___ Material ___

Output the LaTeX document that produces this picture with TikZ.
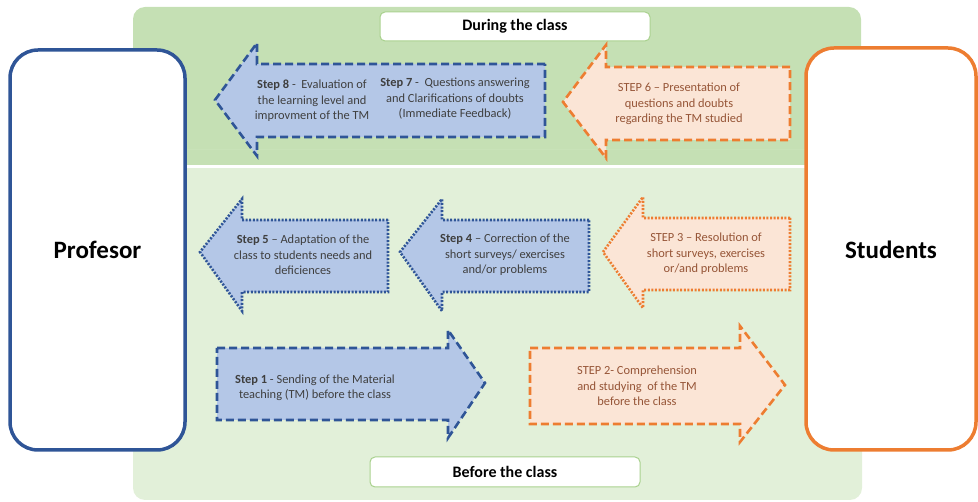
\documentclass[tikz,border=0pt]{standalone}
\usepackage{fontspec}
\setmainfont{Carlito}
\definecolor{darkgreen}{HTML}{C5E0B4}
\definecolor{lightgreen}{HTML}{E2F0D9}
\definecolor{framegreen}{HTML}{A9D18E}
\definecolor{profblue}{HTML}{2F5597}
\definecolor{bluefill}{HTML}{B4C7E7}
\definecolor{stuorange}{HTML}{ED7D31}
\definecolor{orangefill}{HTML}{FBE5D6}
\definecolor{graytext}{HTML}{3F3F3F}
\definecolor{browntext}{RGB}{150,85,55}
\tikzset{
  bluedash/.style={draw=profblue, fill=bluefill, line width=2.6pt, dash pattern=on 8pt off 4pt, line join=miter},
  bluedot/.style={draw=profblue, fill=bluefill, line width=2.6pt, dash pattern=on 2pt off 1.6pt},
  orangedash/.style={draw=stuorange, fill=orangefill, line width=2.6pt, dash pattern=on 8pt off 4pt},
  orangedot/.style={draw=stuorange, fill=orangefill, line width=2.6pt, dash pattern=on 2pt off 1.6pt},
  bluetext/.style={align=center, text=graytext, font=\fontsize{12.4}{15.5}\selectfont, inner sep=0pt},
  orangetext/.style={align=center, text=browntext, font=\fontsize{12.4}{15.5}\selectfont, inner sep=0pt},
  actor/.style={draw, fill=white, line width=3.5pt, rounded corners=28pt},
  phase/.style={draw=framegreen, fill=white, line width=1pt, rounded corners=5pt},
  phasetext/.style={font=\bfseries\fontsize{16}{18}\selectfont},
  actortext/.style={font=\bfseries\fontsize{25}{28}\selectfont},
}
\begin{document}
\begin{tikzpicture}[x=1pt,y=-1pt]
\useasboundingbox (0,0) rectangle (978,502);
% panels
\fill[darkgreen, rounded corners=12pt] (133,7) rectangle (861,180);
\fill[lightgreen, rounded corners=12pt] (133,150) rectangle (862,500);
\fill[lightgreen] (133,168) rectangle (862,185);
\fill[darkgreen] (133,150) rectangle (861,165);
\fill[white] (133,165) rectangle (862,168);
% phase labels
\path[phase] (380,12) rectangle (650,41);
\node[phasetext] (during) at (515,26.5) {During the class};
\path[phase] (370,457) rectangle (640,487);
\node[phasetext] (before) at (505,472) {Before the class};
% actors
\draw[actor, draw=profblue] (10,50) rectangle (185,450);
\node[actortext] (prof) at (97.5,250) {Profesor};
\draw[actor, draw=stuorange] (806,48) rectangle (976,450);
\node[actortext] (stud) at (891,250) {Students};
% Step 8/7 arrow
\path[bluedash] (545,64) -- (257,64) -- (257,43) -- (215,100) -- (257,156) -- (257,137) -- (545,137) -- cycle;
\node[bluetext] (s8) at (312,101) {\textbf{Step 8} -\ \ Evaluation of\\the learning level and\\improvment of the TM};
\node[bluetext] (s7) at (455,99) {\textbf{Step 7} -\ \ Questions answering\\and Clarifications of doubts\\(Immediate Feedback)};
% Step 6 arrow
\path[orangedash] (790,67) -- (606,67) -- (606,45) -- (563,102) -- (606,158) -- (606,140) -- (790,140) -- cycle;
\node[orangetext] (s6) at (679,104) {STEP 6 -- Presentation of\\questions and doubts\\regarding the TM studied};
% Step 5 arrow
\path[bluedot] (388,220) -- (242,220) -- (242,199) -- (200,252) -- (242,311) -- (242,292) -- (388,292) -- cycle;
\node[bluetext] (s5) at (303,255) {\textbf{Step 5} -- Adaptation of the\\class to students needs and\\deficiences};
% Step 4 arrow
\path[bluedot] (589,220) -- (442,220) -- (442,199) -- (400,252) -- (442,311) -- (442,292) -- (589,292) -- cycle;
\node[bluetext] (s4) at (505,255) {\textbf{Step 4} -- Correction of the\\short surveys/ exercises\\and/or problems};
% Step 3 arrow
\path[orangedot] (790,218) -- (643,218) -- (643,197) -- (603,252) -- (643,308) -- (643,290) -- (790,290) -- cycle;
\node[orangetext] (s3) at (706,254) {STEP 3 -- Resolution of\\short surveys, exercises\\or/and problems};
% Step 1 arrow
\path[bluedash] (217,348) -- (448,348) -- (448,330) -- (485,383) -- (448,438) -- (448,420) -- (217,420) -- cycle;
\node[bluetext] (s1) at (315,388) {\textbf{Step 1} - Sending of the Material\\teaching (TM) before the class};
% Step 2 arrow
\path[orangedash] (530,348) -- (740,348) -- (740,326) -- (785,385) -- (740,442) -- (740,424) -- (530,424) -- cycle;
\node[orangetext] (s2) at (637,386) {STEP 2- Comprehension\\and studying\ \ of the TM\\before the class};
\end{tikzpicture}
\end{document}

___

§ **Brief**
Give the data above again in full and unchanged, skipping the pictures.

§ **Result of this exercise**
Output the LaTeX document that produces this picture with TikZ.
\documentclass[tikz,border=0pt]{standalone}
\usepackage{fontspec}
\setmainfont{Carlito}
\definecolor{darkgreen}{HTML}{C5E0B4}
\definecolor{lightgreen}{HTML}{E2F0D9}
\definecolor{framegreen}{HTML}{A9D18E}
\definecolor{profblue}{HTML}{2F5597}
\definecolor{bluefill}{HTML}{B4C7E7}
\definecolor{stuorange}{HTML}{ED7D31}
\definecolor{orangefill}{HTML}{FBE5D6}
\definecolor{graytext}{HTML}{3F3F3F}
\definecolor{browntext}{RGB}{150,85,55}
\tikzset{
  bluedash/.style={draw=profblue, fill=bluefill, line width=2.6pt, dash pattern=on 8pt off 4pt, line join=miter},
  bluedot/.style={draw=profblue, fill=bluefill, line width=2.6pt, dash pattern=on 2pt off 1.6pt},
  orangedash/.style={draw=stuorange, fill=orangefill, line width=2.6pt, dash pattern=on 8pt off 4pt},
  orangedot/.style={draw=stuorange, fill=orangefill, line width=2.6pt, dash pattern=on 2pt off 1.6pt},
  bluetext/.style={align=center, text=graytext, font=\fontsize{12.4}{15.5}\selectfont, inner sep=0pt},
  orangetext/.style={align=center, text=browntext, font=\fontsize{12.4}{15.5}\selectfont, inner sep=0pt},
  actor/.style={draw, fill=white, line width=3.5pt, rounded corners=28pt},
  phase/.style={draw=framegreen, fill=white, line width=1pt, rounded corners=5pt},
  phasetext/.style={font=\bfseries\fontsize{16}{18}\selectfont},
  actortext/.style={font=\bfseries\fontsize{25}{28}\selectfont},
}
\begin{document}
\begin{tikzpicture}[x=1pt,y=-1pt]
\useasboundingbox (0,0) rectangle (978,502);
% panels
\fill[darkgreen, rounded corners=12pt] (133,7) rectangle (861,180);
\fill[lightgreen, rounded corners=12pt] (133,150) rectangle (862,500);
\fill[lightgreen] (133,168) rectangle (862,185);
\fill[darkgreen] (133,150) rectangle (861,165);
\fill[white] (133,165) rectangle (862,168);
% phase labels
\path[phase] (380,12) rectangle (650,41);
\node[phasetext] (during) at (515,26.5) {During the class};
\path[phase] (370,457) rectangle (640,487);
\node[phasetext] (before) at (505,472) {Before the class};
% actors
\draw[actor, draw=profblue] (10,50) rectangle (185,450);
\node[actortext] (prof) at (97.5,250) {Profesor};
\draw[actor, draw=stuorange] (806,48) rectangle (976,450);
\node[actortext] (stud) at (891,250) {Students};
% Step 8/7 arrow
\path[bluedash] (545,64) -- (257,64) -- (257,43) -- (215,100) -- (257,156) -- (257,137) -- (545,137) -- cycle;
\node[bluetext] (s8) at (312,101) {\textbf{Step 8} -\ \ Evaluation of\\the learning level and\\improvment of the TM};
\node[bluetext] (s7) at (455,99) {\textbf{Step 7} -\ \ Questions answering\\and Clarifications of doubts\\(Immediate Feedback)};
% Step 6 arrow
\path[orangedash] (790,67) -- (606,67) -- (606,45) -- (563,102) -- (606,158) -- (606,140) -- (790,140) -- cycle;
\node[orangetext] (s6) at (679,104) {STEP 6 -- Presentation of\\questions and doubts\\regarding the TM studied};
% Step 5 arrow
\path[bluedot] (388,220) -- (242,220) -- (242,199) -- (200,252) -- (242,311) -- (242,292) -- (388,292) -- cycle;
\node[bluetext] (s5) at (303,255) {\textbf{Step 5} -- Adaptation of the\\class to students needs and\\deficiences};
% Step 4 arrow
\path[bluedot] (589,220) -- (442,220) -- (442,199) -- (400,252) -- (442,311) -- (442,292) -- (589,292) -- cycle;
\node[bluetext] (s4) at (505,255) {\textbf{Step 4} -- Correction of the\\short surveys/ exercises\\and/or problems};
% Step 3 arrow
\path[orangedot] (790,218) -- (643,218) -- (643,197) -- (603,252) -- (643,308) -- (643,290) -- (790,290) -- cycle;
\node[orangetext] (s3) at (706,254) {STEP 3 -- Resolution of\\short surveys, exercises\\or/and problems};
% Step 1 arrow
\path[bluedash] (217,348) -- (448,348) -- (448,330) -- (485,383) -- (448,438) -- (448,420) -- (217,420) -- cycle;
\node[bluetext] (s1) at (315,388) {\textbf{Step 1} - Sending of the Material\\teaching (TM) before the class};
% Step 2 arrow
\path[orangedash] (530,348) -- (740,348) -- (740,326) -- (785,385) -- (740,442) -- (740,424) -- (530,424) -- cycle;
\node[orangetext] (s2) at (637,386) {STEP 2- Comprehension\\and studying\ \ of the TM\\before the class};
\end{tikzpicture}
\end{document}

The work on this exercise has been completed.